What Facebook’s Newsfeed Thinks It Knows
While catching up with a friend last week, he told me a story that could easily be a cautionary tale for using social networks to augment real world relationships. K______ has a friend whom he sees a few times a week and talks with regularly. That regular contact is where they socialize, and because of that they don’t interact much on Facebook. In particular, they don’t interact with the status messages, photos and links that each other posts.
Without realizing it over time, they had each fallen off of each other’s Newsfeeds, because Facebook watches whose posts you interact and uses that to help decide what to show you. Though the exact Newsfeed secret sauce is a secret, The Daily Beast did some experimenting and came away with some interesting conclusions about how the Newsfeed decides what to show. But getting back to our friends here…

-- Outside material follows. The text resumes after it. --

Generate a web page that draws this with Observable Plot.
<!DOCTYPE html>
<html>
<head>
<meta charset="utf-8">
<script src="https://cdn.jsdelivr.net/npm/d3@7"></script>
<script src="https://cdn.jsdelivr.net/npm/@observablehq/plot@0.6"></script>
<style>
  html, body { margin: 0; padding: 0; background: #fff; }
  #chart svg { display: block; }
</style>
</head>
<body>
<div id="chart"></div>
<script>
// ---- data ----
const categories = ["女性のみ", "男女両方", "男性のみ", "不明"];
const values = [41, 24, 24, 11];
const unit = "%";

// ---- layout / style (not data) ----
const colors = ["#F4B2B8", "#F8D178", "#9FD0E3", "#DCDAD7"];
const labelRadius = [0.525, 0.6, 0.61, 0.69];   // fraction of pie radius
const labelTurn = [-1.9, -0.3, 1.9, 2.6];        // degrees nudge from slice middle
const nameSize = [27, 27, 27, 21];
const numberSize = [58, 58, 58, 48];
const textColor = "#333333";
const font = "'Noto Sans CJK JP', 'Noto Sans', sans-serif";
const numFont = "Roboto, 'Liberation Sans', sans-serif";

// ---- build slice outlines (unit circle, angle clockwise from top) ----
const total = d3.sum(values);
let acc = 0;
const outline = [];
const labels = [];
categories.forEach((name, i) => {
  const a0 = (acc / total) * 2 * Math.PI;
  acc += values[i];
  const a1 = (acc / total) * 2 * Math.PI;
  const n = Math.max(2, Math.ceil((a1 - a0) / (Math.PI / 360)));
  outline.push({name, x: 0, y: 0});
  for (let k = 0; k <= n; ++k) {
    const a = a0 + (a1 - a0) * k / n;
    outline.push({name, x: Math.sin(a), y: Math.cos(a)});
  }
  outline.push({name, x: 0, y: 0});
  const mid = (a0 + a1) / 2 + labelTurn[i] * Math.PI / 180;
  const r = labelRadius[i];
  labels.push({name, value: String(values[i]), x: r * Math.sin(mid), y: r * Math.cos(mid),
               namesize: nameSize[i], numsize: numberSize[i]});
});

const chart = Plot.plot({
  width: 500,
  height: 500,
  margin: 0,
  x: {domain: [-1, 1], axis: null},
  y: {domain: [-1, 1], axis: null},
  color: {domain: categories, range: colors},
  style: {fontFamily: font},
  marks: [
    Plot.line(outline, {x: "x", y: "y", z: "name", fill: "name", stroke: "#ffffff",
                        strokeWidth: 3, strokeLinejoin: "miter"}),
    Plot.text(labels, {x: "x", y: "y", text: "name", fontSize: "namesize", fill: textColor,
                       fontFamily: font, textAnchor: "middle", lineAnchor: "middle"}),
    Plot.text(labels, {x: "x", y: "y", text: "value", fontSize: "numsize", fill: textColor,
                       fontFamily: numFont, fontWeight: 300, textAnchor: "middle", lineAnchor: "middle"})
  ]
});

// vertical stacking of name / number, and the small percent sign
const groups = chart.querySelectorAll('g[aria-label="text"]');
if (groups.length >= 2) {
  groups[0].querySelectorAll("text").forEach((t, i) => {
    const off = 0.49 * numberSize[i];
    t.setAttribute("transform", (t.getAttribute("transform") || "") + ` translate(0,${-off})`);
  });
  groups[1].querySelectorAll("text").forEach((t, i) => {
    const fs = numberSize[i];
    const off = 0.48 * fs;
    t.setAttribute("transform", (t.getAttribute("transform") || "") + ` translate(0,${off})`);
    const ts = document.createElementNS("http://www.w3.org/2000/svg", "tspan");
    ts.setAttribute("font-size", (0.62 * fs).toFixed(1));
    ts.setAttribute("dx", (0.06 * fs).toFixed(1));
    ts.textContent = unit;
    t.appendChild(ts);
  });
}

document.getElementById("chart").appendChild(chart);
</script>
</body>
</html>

Recently, K______ realized he hadn’t seen his friend for longer than normal. Being too late in the day to call, he looked her up on Facebook. Her few status updates of the past few days said her boyfriend had been in the hospital after being hit by a car, and that was where her life was at right then. There were a bunch of well-wishing comments on the posts, but they hadn’t been seen by K______.
What’s interesting here is that within the Newsfeed algorithm is an assumption that the frequency of interaction with posts indicates the currency or relevancy of a relationship between two points in the “social graph.” Those assumptions are necessary, and often they work really well. But when the assumptions fail, they highlight the reality that social networks are incomplete representations of relationships, just as profiles are incomplete representations of people.
Facebook is good at showing you what’s going on with people you know, but when those gaps are exposed they can be dramatic.
A Bit of White Flag
A great deal of what Google has done with search, and the philosophy it brings to almost all its endeavours, is that computers can take over entire jobs from people. The Google way is a highly technocratic one, an ethos of pushing the technological envelope and sometimes straining or violating human norms in the process.
In search, there’s been a growing criticism of Google’s inability to control content farms, websites that publish garbage or stolen content optimized for high search rankings and stuffed with more ads than Times Square. Google happens to also be the world’s biggest ad placement service, and criticism has also suggested that Google benefits too much from ad placement to fight hard against what Danny Sullivan of Search Engine Land lambasted as an Internet sewage factory.
That goes too far; Google cares too much about getting data right to indulge in that kind of dirty play. A couple years ago when they announced Chrome, I speculated that part of its potential was to provide another way for Google services to learn from people’s browsing behaviour. Today they took a step in that direction by releasing the Personal Block plugin that let’s people blacklist junk sites from their future search results, and in doing so calls out content farms to Google.
This is the first overt move into social search I’ve seen from Google. The plugin is a good idea: it provides personal value, and derives community value implicitly from the action that invokes the personal value. Always on brand for Google, the plugin is ‘experimental’, but it doesn’t take a lot of imagination to see a bit of surrender here: they can’t get the algorithm to identify content farms correctly, so it’s time to call in some human intel, crowdsource style.
It’s a humanizing, and maybe a bit of a humiliating moment for Google, who recently bragged about building a robotic car that they disturbingly trusted enough to drive through civilian traffic without a special permit (but with a human override on hand). Will crowd wisdom tune Google’s algorithm to the content farm problem? Possibly. Will content farmers might automate Chrome to send in false positives or to tattle on competing sites. Also possible, they’re clever jerks. Only time will tell, and the answer will likely be in between those extremes, which is where conjecture usually lands.
Algorithms are powerful, but so is human intelligence. It’s funny that while writing this I stopped to see tweets about a computer kicking butt on Jeopardy tonight. It’s been a bad and a good day for the Algorithm in Society. Who knows what tomorrow will bring, but I feel like John Henry is having a laugh somewhere.